About NeMo CuratorConceptsVideo Concepts

Data Flow

View as Markdown

Understanding how data moves through NeMo Curator’s video curation pipelines is key to optimizing performance and resource usage.

  • Data moves between stages via Ray’s distributed object store, enabling efficient, in-memory transfer between distributed actors.
  • In streaming mode (where stages operate continuously rather than in batches), the executor returns only final-stage outputs while keeping intermediate state in memory. This reduces I/O overhead and significantly improves throughput.
  • The auto-scaling component continuously balances resources to maximize pipeline throughput, dynamically allocating workers to stages as needed.
  • Writer stages persist outputs at the end of the pipeline, including clip media, embeddings (pickle and parquet variants), and metadata JSON files.
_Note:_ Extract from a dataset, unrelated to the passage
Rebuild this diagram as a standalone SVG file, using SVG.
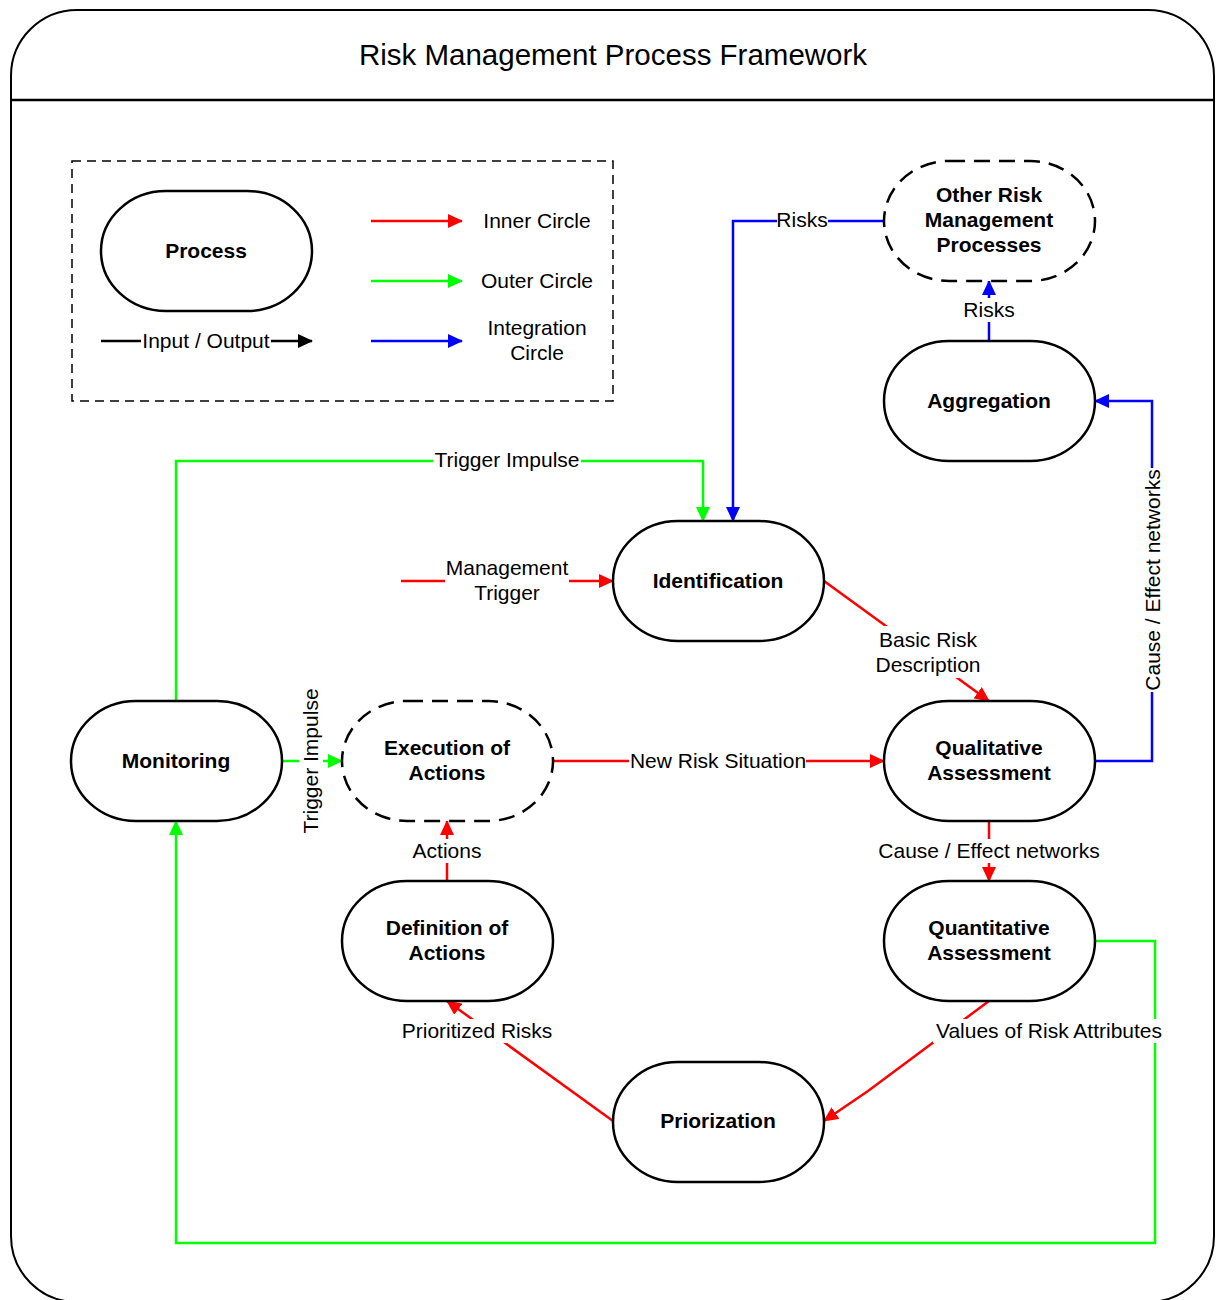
<svg xmlns="http://www.w3.org/2000/svg" width="1216" height="1300" viewBox="0 0 1216 1300">
  <style>
    .frame { fill: #fff; stroke: #000; stroke-width: 2; }
    .node { fill: #fff; stroke: #000; stroke-width: 2.5; }
    .dashed { stroke-dasharray: 16 9; }
    .legend { fill: none; stroke: #000; stroke-width: 1.5; stroke-dasharray: 9 6; }
    .title { font-family: "Liberation Sans", Arial, sans-serif; font-size: 29.5px; text-anchor: middle; fill: #000; }
    .ntext { font-family: "Liberation Sans", Arial, sans-serif; font-size: 21px; font-weight: bold; text-anchor: middle; fill: #000; }
    .ltext { font-family: "Liberation Sans", Arial, sans-serif; font-size: 21px; text-anchor: middle; fill: #000; }
    .lbg { fill: #fff; stroke: none; }
    .red { fill: none; stroke: #ff0000; stroke-width: 2.5; }
    .green { fill: none; stroke: #00ff00; stroke-width: 2.5; }
    .blue { fill: none; stroke: #0000ff; stroke-width: 2.5; }
    .black { fill: none; stroke: #000; stroke-width: 2.5; }
  </style>
  <defs>
    <marker id="arrR" viewBox="0 0 15 14" refX="14" refY="7" markerWidth="15" markerHeight="14" markerUnits="userSpaceOnUse" orient="auto">
      <path d="M0,0 L15,7 L0,14 z" fill="#ff0000"/>
    </marker>
    <marker id="arrG" viewBox="0 0 15 14" refX="14" refY="7" markerWidth="15" markerHeight="14" markerUnits="userSpaceOnUse" orient="auto">
      <path d="M0,0 L15,7 L0,14 z" fill="#00ff00"/>
    </marker>
    <marker id="arrB" viewBox="0 0 15 14" refX="14" refY="7" markerWidth="15" markerHeight="14" markerUnits="userSpaceOnUse" orient="auto">
      <path d="M0,0 L15,7 L0,14 z" fill="#0000ff"/>
    </marker>
    <marker id="arrK" viewBox="0 0 15 14" refX="14" refY="7" markerWidth="15" markerHeight="14" markerUnits="userSpaceOnUse" orient="auto">
      <path d="M0,0 L15,7 L0,14 z" fill="#000"/>
    </marker>
  </defs>

  <!-- outer frame with header band -->
  <g id="frame">
    <rect class="frame" x="11" y="10" width="1203" height="1292" rx="66" ry="66"/>
    <line x1="11" y1="100" x2="1214" y2="100" stroke="#000" stroke-width="2.5"/>
    <text class="title" x="613" y="65">Risk Management Process Framework</text>
  </g>

  <!-- legend -->
  <g id="legend">
    <rect class="legend" x="72" y="161" width="541" height="240"/>
    <rect class="node" x="101" y="191" width="211" height="120" rx="65" ry="60"/>
    <text class="ntext" x="206" y="258">Process</text>
    <line class="red" x1="371" y1="221" x2="462" y2="221" marker-end="url(#arrR)"/>
    <line class="green" x1="371" y1="281" x2="462" y2="281" marker-end="url(#arrG)"/>
    <line class="blue" x1="371" y1="341" x2="462" y2="341" marker-end="url(#arrB)"/>
    <line class="black" x1="101" y1="341" x2="312" y2="341" marker-end="url(#arrK)"/>
    <rect class="lbg" x="141" y="329" width="130" height="24"/>
    <text class="ltext" x="206" y="348">Input / Output</text>
    <text class="ltext" x="537" y="228">Inner Circle</text>
    <text class="ltext" x="537" y="288">Outer Circle</text>
    <text class="ltext" x="537" y="335">Integration</text>
    <text class="ltext" x="537" y="360">Circle</text>
  </g>

  <!-- connectors -->
  <g id="connectors">
    <!-- integration circle -->
    <polyline class="blue" points="884,221 733,221 733,521" marker-end="url(#arrB)"/>
    <line class="blue" x1="989" y1="341" x2="989" y2="281" marker-end="url(#arrB)"/>
    <polyline class="blue" points="1095,761 1152,761 1152,401 1095,401" marker-end="url(#arrB)"/>
    <!-- outer circle -->
    <polyline class="green" points="176,701 176,461 703,461 703,521" marker-end="url(#arrG)"/>
    <line class="green" x1="282" y1="761" x2="342" y2="761" marker-end="url(#arrG)"/>
    <polyline class="green" points="1095,941 1155,941 1155,1243 176,1243 176,821" marker-end="url(#arrG)"/>
    <!-- inner circle -->
    <line class="red" x1="401" y1="581" x2="613" y2="581" marker-end="url(#arrR)"/>
    <line class="red" x1="824" y1="581" x2="989" y2="701" marker-end="url(#arrR)"/>
    <line class="red" x1="553" y1="761" x2="884" y2="761" marker-end="url(#arrR)"/>
    <line class="red" x1="989" y1="821" x2="989" y2="881" marker-end="url(#arrR)"/>
    <polyline class="red" points="989,1001 868,1091 824,1121" marker-end="url(#arrR)"/>
    <line class="red" x1="613" y1="1121" x2="447" y2="1001" marker-end="url(#arrR)"/>
    <line class="red" x1="447" y1="881" x2="447" y2="821" marker-end="url(#arrR)"/>

    <!-- connector labels -->
    <rect class="lbg" x="777" y="208" width="51" height="24"/>
    <text class="ltext" x="802" y="227">Risks</text>
    <rect class="lbg" x="963" y="298" width="52" height="24"/>
    <text class="ltext" x="989" y="317">Risks</text>
    <g transform="translate(1153,580) rotate(-90)">
      <rect class="lbg" x="-112" y="-12" width="224" height="24"/>
      <text class="ltext" x="0" y="7">Cause / Effect networks</text>
    </g>
    <rect class="lbg" x="433" y="448" width="148" height="24"/>
    <text class="ltext" x="507" y="467">Trigger Impulse</text>
    <g transform="translate(311,761) rotate(-90)">
      <rect class="lbg" x="-75" y="-12" width="150" height="24"/>
      <text class="ltext" x="0" y="7">Trigger Impulse</text>
    </g>
    <rect class="lbg" x="445" y="555" width="124" height="50"/>
    <text class="ltext" x="507" y="575">Management</text>
    <text class="ltext" x="507" y="600">Trigger</text>
    <rect class="lbg" x="875" y="626" width="107" height="52"/>
    <text class="ltext" x="928" y="647">Basic Risk</text>
    <text class="ltext" x="928" y="672">Description</text>
    <rect class="lbg" x="629" y="749" width="177" height="24"/>
    <text class="ltext" x="718" y="768">New Risk Situation</text>
    <rect class="lbg" x="876" y="839" width="226" height="24"/>
    <text class="ltext" x="989" y="858">Cause / Effect networks</text>
    <rect class="lbg" x="412" y="839" width="70" height="24"/>
    <text class="ltext" x="447" y="858">Actions</text>
    <rect class="lbg" x="401" y="1019" width="152" height="24"/>
    <text class="ltext" x="477" y="1038">Prioritized Risks</text>
    <rect class="lbg" x="933" y="1019" width="232" height="24"/>
    <text class="ltext" x="1049" y="1038">Values of Risk Attributes</text>
  </g>

  <!-- process nodes -->
  <g id="other-processes">
    <rect class="node dashed" x="884" y="161" width="211" height="120" rx="65" ry="60"/>
    <text class="ntext" x="989" y="202">Other Risk</text>
    <text class="ntext" x="989" y="227">Management</text>
    <text class="ntext" x="989" y="252">Processes</text>
  </g>
  <g id="aggregation">
    <rect class="node" x="884" y="341" width="211" height="120" rx="65" ry="60"/>
    <text class="ntext" x="989" y="408">Aggregation</text>
  </g>
  <g id="identification">
    <rect class="node" x="613" y="521" width="211" height="120" rx="65" ry="60"/>
    <text class="ntext" x="718" y="588">Identification</text>
  </g>
  <g id="monitoring">
    <rect class="node" x="71" y="701" width="211" height="120" rx="65" ry="60"/>
    <text class="ntext" x="176" y="768">Monitoring</text>
  </g>
  <g id="execution">
    <rect class="node dashed" x="342" y="701" width="211" height="120" rx="65" ry="60"/>
    <text class="ntext" x="447" y="755">Execution of</text>
    <text class="ntext" x="447" y="780">Actions</text>
  </g>
  <g id="qualitative">
    <rect class="node" x="884" y="701" width="211" height="120" rx="65" ry="60"/>
    <text class="ntext" x="989" y="755">Qualitative</text>
    <text class="ntext" x="989" y="780">Assessment</text>
  </g>
  <g id="definition">
    <rect class="node" x="342" y="881" width="211" height="120" rx="65" ry="60"/>
    <text class="ntext" x="447" y="935">Definition of</text>
    <text class="ntext" x="447" y="960">Actions</text>
  </g>
  <g id="quantitative">
    <rect class="node" x="884" y="881" width="211" height="120" rx="65" ry="60"/>
    <text class="ntext" x="989" y="935">Quantitative</text>
    <text class="ntext" x="989" y="960">Assessment</text>
  </g>
  <g id="priorization">
    <rect class="node" x="613" y="1062" width="211" height="120" rx="65" ry="60"/>
    <text class="ntext" x="718" y="1128">Priorization</text>
  </g>
</svg>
Together, these components enable efficient processing of large-scale video datasets with minimal data movement and optimal use of available hardware.

Writer Output Layout

Writer stages produce the following directories under the configured output path:

  • clips/: MP4 clip files
  • filtered_clips/: MP4 files for filtered clips
  • previews/: WebP preview images for windows
  • metas/v0/: Per-clip JSON metadata files
  • ce1_embd/: Per-clip embeddings (pickle) for Cosmos-Embed1
  • ce1_embd_parquet/: Aggregated per-video embeddings (parquet) for Cosmos-Embed1
  • processed_videos/: Per-video JSON metadata files
  • processed_clip_chunks/: Per-clip-chunk JSON statistics